### Given instruction
Repeat only what lies from the line with "Convert this chart to matplotlib code." to the line with "from matplotlib.ticker import MultipleLocator", those two lines included, exactly as it stands; omit any images.

### Listed entries

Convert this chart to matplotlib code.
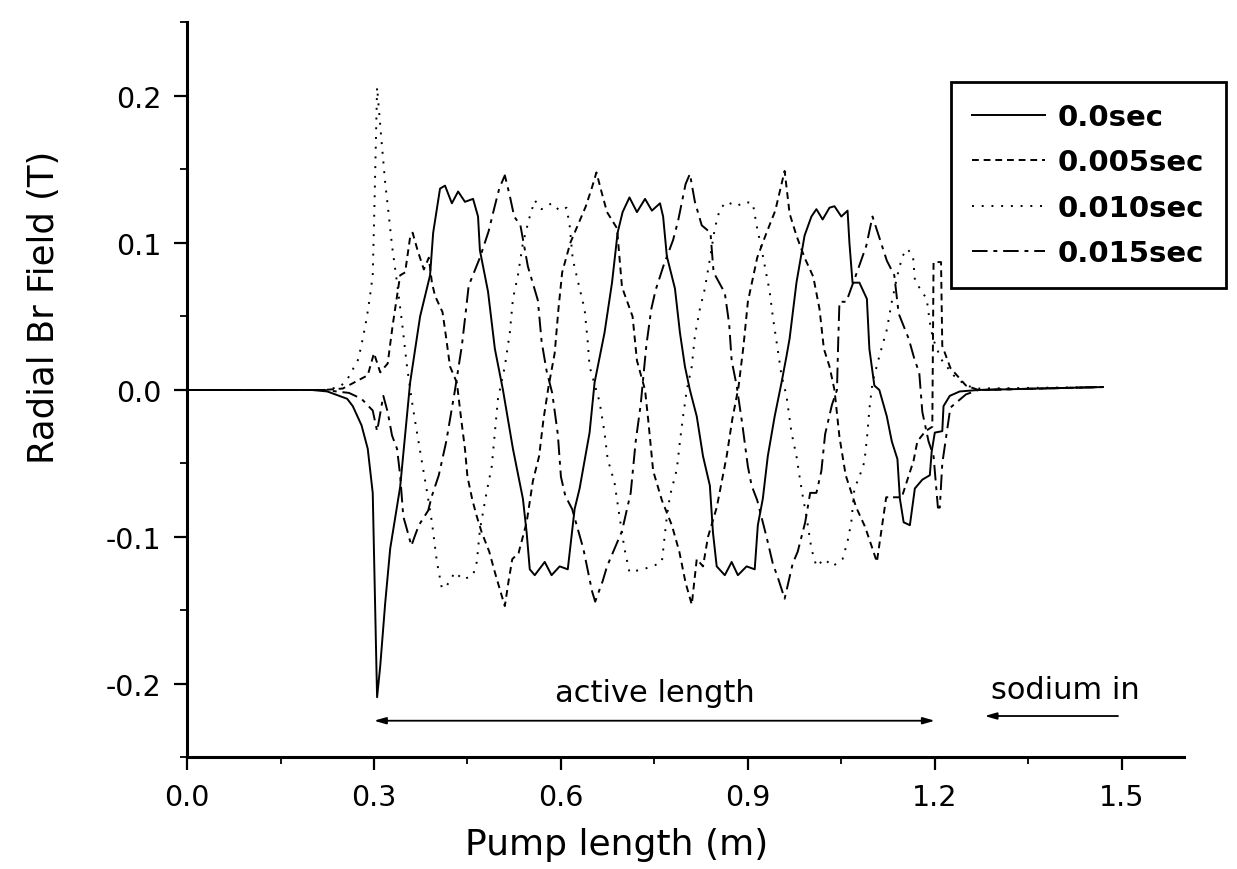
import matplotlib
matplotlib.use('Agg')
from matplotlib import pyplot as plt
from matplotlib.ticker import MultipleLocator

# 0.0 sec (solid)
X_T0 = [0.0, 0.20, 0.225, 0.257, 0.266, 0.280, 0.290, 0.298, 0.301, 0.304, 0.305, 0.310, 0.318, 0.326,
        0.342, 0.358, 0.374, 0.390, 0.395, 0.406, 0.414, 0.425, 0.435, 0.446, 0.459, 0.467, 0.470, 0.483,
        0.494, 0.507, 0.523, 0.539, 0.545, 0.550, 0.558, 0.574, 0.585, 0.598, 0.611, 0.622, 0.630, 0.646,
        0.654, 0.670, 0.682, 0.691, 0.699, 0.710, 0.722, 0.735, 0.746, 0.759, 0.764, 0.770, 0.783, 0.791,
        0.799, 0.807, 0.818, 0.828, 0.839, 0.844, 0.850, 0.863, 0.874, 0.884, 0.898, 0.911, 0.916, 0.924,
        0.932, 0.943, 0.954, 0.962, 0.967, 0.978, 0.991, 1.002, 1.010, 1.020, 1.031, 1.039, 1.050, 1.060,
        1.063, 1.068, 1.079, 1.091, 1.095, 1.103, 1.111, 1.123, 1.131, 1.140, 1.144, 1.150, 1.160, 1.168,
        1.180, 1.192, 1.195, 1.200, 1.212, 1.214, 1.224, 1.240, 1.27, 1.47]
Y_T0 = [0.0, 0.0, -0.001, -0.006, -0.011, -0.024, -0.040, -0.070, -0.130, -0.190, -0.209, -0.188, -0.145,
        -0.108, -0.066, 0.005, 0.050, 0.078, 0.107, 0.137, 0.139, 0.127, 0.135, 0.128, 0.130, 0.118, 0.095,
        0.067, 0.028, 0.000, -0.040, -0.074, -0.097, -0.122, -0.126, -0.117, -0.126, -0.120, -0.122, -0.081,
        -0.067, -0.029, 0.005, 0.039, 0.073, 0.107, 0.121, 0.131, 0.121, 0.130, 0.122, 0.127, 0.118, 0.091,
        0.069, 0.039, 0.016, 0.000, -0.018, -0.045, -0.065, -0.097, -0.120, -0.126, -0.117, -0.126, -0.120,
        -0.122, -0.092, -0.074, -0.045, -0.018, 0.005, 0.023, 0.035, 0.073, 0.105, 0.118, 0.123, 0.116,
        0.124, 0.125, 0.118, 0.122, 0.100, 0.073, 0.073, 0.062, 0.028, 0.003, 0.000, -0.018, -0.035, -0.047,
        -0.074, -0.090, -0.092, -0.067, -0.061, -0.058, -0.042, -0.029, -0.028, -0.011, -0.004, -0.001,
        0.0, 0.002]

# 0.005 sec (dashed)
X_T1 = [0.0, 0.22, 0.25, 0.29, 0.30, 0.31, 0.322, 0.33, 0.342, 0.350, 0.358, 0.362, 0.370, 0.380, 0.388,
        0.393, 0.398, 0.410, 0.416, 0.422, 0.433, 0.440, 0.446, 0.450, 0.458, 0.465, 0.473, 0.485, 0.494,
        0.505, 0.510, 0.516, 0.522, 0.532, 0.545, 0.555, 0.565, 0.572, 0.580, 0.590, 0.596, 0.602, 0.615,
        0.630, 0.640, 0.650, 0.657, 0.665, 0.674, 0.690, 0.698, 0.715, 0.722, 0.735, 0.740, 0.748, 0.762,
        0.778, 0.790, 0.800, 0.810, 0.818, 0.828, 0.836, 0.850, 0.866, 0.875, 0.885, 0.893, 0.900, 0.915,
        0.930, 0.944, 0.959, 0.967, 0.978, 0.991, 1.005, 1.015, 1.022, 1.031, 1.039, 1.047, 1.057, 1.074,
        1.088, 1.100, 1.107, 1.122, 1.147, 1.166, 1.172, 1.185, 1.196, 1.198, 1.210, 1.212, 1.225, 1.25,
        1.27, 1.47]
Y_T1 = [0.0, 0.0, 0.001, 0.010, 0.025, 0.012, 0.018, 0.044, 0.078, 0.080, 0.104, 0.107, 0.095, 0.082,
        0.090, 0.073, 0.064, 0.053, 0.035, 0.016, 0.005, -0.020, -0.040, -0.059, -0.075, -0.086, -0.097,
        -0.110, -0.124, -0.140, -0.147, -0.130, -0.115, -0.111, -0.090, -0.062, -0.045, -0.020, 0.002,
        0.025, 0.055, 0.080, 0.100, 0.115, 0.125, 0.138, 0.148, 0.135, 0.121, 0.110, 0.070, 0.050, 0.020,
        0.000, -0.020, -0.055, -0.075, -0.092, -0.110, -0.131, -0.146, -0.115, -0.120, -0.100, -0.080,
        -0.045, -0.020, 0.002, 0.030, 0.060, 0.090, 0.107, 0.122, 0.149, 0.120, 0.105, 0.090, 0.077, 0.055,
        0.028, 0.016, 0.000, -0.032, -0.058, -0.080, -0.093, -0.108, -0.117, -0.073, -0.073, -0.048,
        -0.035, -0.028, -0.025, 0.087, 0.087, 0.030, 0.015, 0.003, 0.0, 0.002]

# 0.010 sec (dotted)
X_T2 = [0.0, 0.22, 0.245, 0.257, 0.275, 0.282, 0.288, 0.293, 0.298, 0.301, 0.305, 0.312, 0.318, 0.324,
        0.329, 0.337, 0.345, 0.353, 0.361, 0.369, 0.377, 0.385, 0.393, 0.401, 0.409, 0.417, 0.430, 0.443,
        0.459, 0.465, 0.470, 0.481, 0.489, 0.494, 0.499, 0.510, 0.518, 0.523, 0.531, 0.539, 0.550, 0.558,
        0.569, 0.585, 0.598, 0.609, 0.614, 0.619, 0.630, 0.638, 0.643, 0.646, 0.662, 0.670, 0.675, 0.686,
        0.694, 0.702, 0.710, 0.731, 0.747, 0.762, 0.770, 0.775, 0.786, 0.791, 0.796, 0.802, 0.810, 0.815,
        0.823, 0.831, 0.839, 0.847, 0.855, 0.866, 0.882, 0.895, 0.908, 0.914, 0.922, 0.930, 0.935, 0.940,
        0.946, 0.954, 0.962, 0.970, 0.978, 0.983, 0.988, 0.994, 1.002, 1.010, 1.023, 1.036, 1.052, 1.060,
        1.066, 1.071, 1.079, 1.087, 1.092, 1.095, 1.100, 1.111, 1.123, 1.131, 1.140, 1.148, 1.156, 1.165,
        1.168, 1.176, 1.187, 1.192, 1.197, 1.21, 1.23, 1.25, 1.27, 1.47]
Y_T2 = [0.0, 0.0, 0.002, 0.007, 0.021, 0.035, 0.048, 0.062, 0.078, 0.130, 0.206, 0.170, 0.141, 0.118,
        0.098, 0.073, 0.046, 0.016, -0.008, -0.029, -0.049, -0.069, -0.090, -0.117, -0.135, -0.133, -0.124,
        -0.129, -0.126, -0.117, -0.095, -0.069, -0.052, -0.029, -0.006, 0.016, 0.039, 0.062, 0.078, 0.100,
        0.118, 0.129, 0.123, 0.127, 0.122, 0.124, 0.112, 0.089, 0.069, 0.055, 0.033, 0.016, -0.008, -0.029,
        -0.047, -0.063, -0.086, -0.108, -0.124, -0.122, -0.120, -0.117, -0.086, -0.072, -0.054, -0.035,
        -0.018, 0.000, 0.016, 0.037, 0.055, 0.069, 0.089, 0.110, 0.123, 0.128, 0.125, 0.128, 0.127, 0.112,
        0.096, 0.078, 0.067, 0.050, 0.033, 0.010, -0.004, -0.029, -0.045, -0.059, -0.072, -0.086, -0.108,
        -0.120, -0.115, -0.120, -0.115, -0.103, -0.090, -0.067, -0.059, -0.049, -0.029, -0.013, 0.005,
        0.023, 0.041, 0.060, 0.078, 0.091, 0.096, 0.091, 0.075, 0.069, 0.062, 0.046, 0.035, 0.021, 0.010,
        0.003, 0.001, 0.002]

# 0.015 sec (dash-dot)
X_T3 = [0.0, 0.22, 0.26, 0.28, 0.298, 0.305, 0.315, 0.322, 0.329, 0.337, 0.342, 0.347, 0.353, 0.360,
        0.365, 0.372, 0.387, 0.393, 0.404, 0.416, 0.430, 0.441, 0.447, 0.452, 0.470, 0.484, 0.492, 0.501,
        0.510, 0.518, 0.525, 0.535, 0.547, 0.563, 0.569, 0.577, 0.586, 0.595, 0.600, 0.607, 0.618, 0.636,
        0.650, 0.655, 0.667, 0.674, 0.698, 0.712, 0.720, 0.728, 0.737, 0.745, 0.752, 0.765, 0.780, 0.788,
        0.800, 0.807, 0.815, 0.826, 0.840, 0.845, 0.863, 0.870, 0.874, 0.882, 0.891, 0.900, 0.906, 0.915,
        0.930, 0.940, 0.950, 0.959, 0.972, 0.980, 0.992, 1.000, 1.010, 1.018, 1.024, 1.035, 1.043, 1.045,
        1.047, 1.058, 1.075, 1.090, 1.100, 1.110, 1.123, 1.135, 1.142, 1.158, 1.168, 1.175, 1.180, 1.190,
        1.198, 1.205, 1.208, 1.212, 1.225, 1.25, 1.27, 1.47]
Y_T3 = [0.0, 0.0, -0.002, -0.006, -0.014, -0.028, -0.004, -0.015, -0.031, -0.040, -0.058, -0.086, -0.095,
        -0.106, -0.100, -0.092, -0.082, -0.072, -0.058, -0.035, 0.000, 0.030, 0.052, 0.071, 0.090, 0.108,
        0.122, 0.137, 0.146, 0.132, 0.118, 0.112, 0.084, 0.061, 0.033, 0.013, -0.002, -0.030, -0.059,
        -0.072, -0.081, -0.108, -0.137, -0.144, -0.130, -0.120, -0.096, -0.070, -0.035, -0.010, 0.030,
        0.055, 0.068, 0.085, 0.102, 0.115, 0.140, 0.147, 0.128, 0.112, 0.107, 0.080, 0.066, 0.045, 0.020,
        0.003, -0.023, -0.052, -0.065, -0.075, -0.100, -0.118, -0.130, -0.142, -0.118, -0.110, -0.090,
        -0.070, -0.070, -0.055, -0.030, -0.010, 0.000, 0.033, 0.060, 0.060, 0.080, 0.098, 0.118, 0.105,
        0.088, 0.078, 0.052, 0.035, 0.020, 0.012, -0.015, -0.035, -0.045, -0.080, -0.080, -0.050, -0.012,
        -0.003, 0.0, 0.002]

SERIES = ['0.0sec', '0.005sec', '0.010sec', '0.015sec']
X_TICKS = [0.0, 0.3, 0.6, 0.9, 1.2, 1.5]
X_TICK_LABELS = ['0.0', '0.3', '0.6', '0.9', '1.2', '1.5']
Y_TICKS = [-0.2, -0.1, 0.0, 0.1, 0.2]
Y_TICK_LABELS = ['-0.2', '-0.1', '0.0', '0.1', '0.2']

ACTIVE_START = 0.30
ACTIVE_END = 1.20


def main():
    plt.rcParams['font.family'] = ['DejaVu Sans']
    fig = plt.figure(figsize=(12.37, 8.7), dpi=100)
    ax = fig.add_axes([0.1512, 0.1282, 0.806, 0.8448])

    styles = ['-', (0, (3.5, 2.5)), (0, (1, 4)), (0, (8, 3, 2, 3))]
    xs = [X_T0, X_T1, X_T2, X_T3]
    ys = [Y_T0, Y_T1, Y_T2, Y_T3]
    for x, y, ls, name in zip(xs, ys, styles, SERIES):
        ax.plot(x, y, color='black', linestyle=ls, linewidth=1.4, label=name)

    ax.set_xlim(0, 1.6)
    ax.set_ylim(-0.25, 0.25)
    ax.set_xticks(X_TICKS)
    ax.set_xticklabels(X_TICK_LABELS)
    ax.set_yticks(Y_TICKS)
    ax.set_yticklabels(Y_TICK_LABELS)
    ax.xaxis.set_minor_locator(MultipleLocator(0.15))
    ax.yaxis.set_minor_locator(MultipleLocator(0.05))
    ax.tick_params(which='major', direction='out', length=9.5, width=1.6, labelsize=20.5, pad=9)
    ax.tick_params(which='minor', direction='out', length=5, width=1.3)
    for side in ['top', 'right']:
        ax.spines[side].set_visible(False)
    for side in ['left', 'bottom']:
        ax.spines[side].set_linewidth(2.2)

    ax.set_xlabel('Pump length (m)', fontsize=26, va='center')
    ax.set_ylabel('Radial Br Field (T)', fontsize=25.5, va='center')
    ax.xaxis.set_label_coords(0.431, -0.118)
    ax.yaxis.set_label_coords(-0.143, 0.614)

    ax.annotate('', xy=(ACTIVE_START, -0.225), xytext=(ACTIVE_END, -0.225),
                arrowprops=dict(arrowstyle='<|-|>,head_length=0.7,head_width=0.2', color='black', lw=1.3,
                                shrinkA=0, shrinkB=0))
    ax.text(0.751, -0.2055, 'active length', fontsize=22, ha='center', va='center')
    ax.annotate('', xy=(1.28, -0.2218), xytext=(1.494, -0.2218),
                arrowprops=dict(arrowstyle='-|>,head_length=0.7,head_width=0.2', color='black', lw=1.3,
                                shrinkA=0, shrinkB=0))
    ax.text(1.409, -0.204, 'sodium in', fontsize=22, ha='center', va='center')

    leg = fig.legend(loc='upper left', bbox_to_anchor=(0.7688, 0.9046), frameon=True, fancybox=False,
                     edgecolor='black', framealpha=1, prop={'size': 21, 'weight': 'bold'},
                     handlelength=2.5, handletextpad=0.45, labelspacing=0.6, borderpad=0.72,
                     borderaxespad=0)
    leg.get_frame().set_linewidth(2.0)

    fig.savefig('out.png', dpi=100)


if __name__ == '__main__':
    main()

...

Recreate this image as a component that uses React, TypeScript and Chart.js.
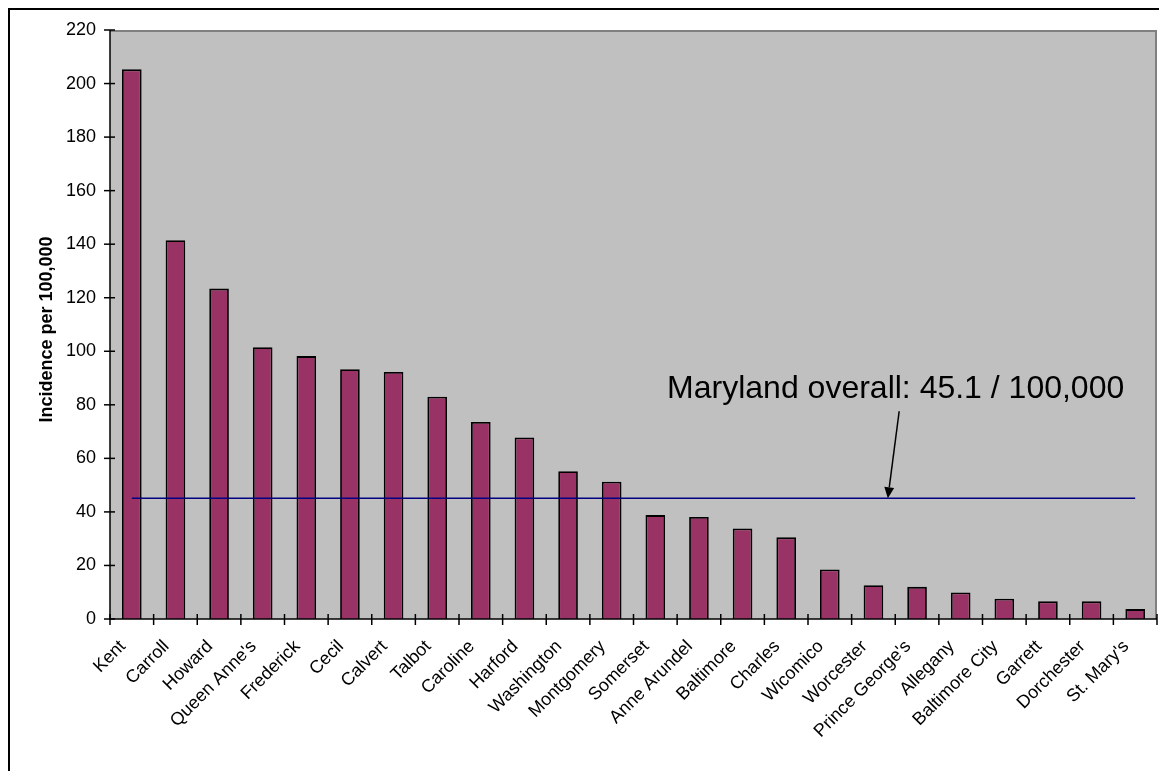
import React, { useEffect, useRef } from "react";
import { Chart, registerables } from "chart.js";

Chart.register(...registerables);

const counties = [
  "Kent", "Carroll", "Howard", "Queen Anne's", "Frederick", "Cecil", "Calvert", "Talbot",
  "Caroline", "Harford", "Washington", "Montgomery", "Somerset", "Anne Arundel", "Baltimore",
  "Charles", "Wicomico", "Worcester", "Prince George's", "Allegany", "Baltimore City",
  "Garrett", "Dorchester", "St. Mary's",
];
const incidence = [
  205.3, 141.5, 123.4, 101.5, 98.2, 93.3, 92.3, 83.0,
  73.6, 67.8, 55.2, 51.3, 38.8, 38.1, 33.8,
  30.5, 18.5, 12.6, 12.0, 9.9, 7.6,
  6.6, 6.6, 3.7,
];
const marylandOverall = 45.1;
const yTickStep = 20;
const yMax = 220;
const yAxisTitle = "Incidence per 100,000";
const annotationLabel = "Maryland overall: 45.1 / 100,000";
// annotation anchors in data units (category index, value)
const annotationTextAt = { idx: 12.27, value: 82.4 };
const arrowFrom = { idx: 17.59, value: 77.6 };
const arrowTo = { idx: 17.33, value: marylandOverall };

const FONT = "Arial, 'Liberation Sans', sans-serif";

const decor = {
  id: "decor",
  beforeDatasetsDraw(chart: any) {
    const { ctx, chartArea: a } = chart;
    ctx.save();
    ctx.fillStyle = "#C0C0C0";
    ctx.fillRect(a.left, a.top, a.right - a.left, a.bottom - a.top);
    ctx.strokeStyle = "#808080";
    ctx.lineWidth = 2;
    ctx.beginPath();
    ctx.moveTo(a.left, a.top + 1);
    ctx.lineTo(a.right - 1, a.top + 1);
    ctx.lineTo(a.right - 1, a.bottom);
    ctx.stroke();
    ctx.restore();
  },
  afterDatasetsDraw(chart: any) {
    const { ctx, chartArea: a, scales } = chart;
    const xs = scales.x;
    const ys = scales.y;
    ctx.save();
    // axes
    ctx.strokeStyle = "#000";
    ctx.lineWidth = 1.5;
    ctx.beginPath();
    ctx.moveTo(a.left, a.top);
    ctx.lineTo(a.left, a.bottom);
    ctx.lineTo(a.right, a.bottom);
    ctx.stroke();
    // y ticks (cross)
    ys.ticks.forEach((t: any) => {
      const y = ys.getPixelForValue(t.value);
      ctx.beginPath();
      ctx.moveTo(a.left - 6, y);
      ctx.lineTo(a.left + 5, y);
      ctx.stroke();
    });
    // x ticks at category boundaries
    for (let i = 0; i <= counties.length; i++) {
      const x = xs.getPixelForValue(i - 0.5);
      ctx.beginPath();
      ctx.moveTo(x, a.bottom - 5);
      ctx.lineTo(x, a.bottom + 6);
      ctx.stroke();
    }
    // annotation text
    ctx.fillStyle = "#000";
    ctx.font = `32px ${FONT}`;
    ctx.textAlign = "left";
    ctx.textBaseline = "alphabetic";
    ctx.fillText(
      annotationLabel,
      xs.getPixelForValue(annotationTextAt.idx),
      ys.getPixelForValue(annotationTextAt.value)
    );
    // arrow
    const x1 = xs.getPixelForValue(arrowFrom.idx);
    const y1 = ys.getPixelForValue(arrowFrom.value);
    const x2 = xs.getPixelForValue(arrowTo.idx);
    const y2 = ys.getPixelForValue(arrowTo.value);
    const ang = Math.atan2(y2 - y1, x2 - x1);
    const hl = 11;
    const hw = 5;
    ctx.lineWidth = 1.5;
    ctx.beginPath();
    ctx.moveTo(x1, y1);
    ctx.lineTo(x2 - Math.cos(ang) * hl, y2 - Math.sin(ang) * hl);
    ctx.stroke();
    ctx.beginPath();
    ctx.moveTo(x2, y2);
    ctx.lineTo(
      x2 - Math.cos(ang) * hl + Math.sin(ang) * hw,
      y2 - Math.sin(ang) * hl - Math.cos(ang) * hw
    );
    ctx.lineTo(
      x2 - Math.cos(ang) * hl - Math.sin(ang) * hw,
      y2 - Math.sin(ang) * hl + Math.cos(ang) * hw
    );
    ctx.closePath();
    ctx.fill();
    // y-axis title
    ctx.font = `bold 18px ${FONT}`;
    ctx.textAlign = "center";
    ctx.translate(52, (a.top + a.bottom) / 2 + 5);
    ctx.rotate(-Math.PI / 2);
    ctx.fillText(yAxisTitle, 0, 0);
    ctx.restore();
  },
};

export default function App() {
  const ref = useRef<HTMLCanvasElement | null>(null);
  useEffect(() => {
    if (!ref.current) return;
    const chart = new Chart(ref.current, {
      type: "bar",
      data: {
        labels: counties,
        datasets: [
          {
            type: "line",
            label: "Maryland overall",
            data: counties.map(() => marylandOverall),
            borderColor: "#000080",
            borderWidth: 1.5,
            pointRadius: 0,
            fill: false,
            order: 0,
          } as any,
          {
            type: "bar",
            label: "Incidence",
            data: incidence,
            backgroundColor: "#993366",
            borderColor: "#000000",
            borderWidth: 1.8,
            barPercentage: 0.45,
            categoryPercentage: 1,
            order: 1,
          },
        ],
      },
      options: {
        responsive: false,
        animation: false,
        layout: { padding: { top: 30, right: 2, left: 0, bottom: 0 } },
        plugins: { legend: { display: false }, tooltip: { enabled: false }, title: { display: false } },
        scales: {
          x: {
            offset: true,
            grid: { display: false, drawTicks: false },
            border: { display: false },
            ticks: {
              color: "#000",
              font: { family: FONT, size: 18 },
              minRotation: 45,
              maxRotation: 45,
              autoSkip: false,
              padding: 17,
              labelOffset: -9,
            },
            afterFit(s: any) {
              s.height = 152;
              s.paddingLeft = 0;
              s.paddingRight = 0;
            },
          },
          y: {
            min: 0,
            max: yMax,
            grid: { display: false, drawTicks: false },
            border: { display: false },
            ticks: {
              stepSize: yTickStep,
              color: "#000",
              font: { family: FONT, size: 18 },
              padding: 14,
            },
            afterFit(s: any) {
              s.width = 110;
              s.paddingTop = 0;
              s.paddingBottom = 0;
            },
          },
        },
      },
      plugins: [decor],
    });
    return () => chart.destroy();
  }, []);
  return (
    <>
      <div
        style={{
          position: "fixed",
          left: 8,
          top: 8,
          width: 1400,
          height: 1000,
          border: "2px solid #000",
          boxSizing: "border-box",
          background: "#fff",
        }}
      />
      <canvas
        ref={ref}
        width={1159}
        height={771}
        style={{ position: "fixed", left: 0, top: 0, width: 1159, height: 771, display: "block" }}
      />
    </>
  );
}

---

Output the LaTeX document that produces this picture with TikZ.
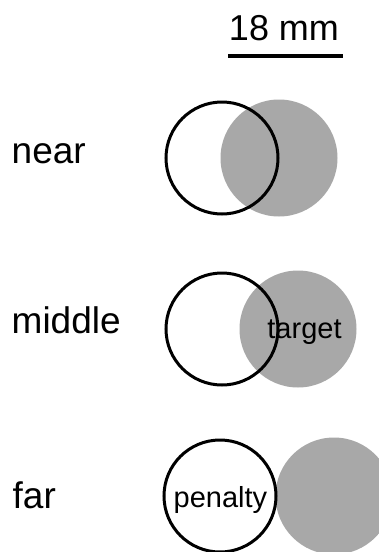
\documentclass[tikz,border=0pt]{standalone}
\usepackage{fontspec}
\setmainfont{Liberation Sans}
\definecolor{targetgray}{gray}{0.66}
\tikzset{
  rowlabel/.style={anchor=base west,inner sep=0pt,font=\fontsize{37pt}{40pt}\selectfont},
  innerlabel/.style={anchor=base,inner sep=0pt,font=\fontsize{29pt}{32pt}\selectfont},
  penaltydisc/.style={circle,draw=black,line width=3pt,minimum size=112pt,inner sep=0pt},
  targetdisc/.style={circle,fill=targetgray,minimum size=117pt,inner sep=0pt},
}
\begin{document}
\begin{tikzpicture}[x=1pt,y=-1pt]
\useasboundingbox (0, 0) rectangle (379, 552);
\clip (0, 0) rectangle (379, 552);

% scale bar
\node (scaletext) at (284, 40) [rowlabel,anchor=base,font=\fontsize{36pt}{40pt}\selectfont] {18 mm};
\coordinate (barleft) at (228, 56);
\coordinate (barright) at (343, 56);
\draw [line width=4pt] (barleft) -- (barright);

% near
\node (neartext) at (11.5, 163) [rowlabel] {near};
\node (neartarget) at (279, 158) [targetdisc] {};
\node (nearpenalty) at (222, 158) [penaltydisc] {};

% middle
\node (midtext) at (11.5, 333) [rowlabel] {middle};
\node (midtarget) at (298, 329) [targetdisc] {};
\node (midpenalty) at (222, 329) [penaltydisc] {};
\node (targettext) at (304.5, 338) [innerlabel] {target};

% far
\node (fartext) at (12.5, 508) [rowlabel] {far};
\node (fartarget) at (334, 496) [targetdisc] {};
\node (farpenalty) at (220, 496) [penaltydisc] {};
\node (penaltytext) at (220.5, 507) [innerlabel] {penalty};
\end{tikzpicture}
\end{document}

### Full answer
Convert this chart to matplotlib code.
import matplotlib
matplotlib.use('Agg')
from matplotlib import pyplot as plt
from matplotlib.ticker import MultipleLocator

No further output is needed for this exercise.